Sounds familiar, doesn’t it?

“”The Socialist Party will no longer be running a candidate for president. The Democratic Party is leading this country to Socialism much faster than we could ever hope to.” ~ Norman Thomas

In 1934, the Socialist Party split, largely over the 1934 Declaration, which committed the organization to “refuse collectively to sanction or support any international war” and condemned the “bogus democracy of capitalist parliamentarianism” in favor of establishment of a “genuine workers’ democracy.”

In 1937, Thomas returned from Europe determined to restore order in the Socialist Party. He and his followers in the party teamed up with the Clarity majority of the National Executive Committee and gave the green light to the New York Right Wing to expel the Appeal faction from the organization. These expulsions led to the departure of virtually the whole of the party’s youth section, who affiliated to the new Trotskyist Socialist Workers Party. Demoralization set in and the Socialist Party withered, its membership level below that of 1928

Upton Sinclair, long time socialist and author of “The Jungle” ran for governor of California on for the Socialist party, barely receiving any votes.

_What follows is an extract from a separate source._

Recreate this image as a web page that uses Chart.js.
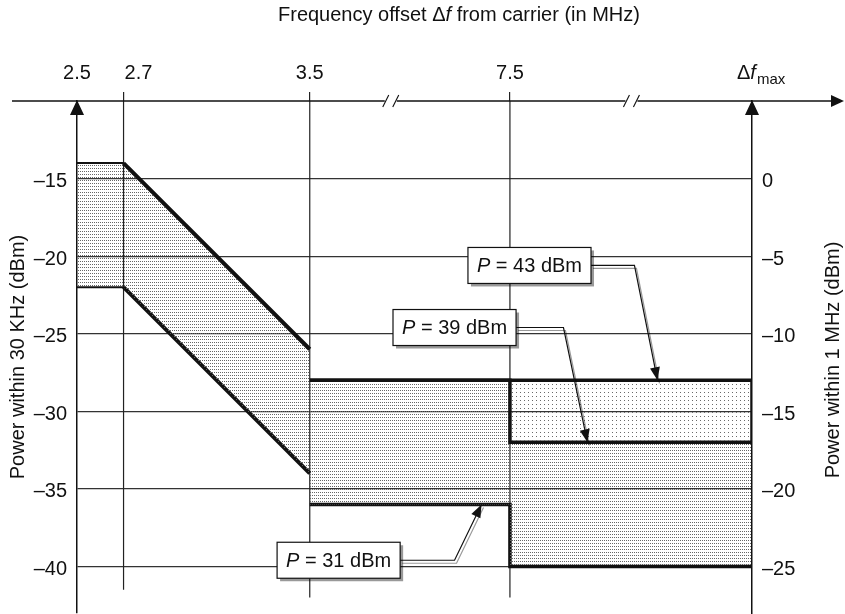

The next election, he ran as a Democrat, on a platform of “End Poverty in California” and astonished everyone by winning the nomination, but not the general election.

Thomas opposed the Lend-Lease program that supported Britain as WW 2 broke out, and only reluctantly supported the declaration of war following Pearl Harbor.

Thomas was an early supporter of both birth control and abortion, with ties to Margaret Sanger, founder of Planned Parenthood.

Following WW2, Thomas declined in importance as the Socialist party fell into disfavor among the Red Scare. In 1956, the party morphed into the Democratic Socialist Federation, and in 1972, the Social Democrats.

http://www.marxisthistory.org/personal/721231-sdusa-news.pdf

Norman Thomas

Thomas died at the age of 84 on December 19, 1968, in Cold Spring Harbor, NY where he had lived for some years. Pursuant to his wishes, he was cremated and his ashes were scattered on Long Island.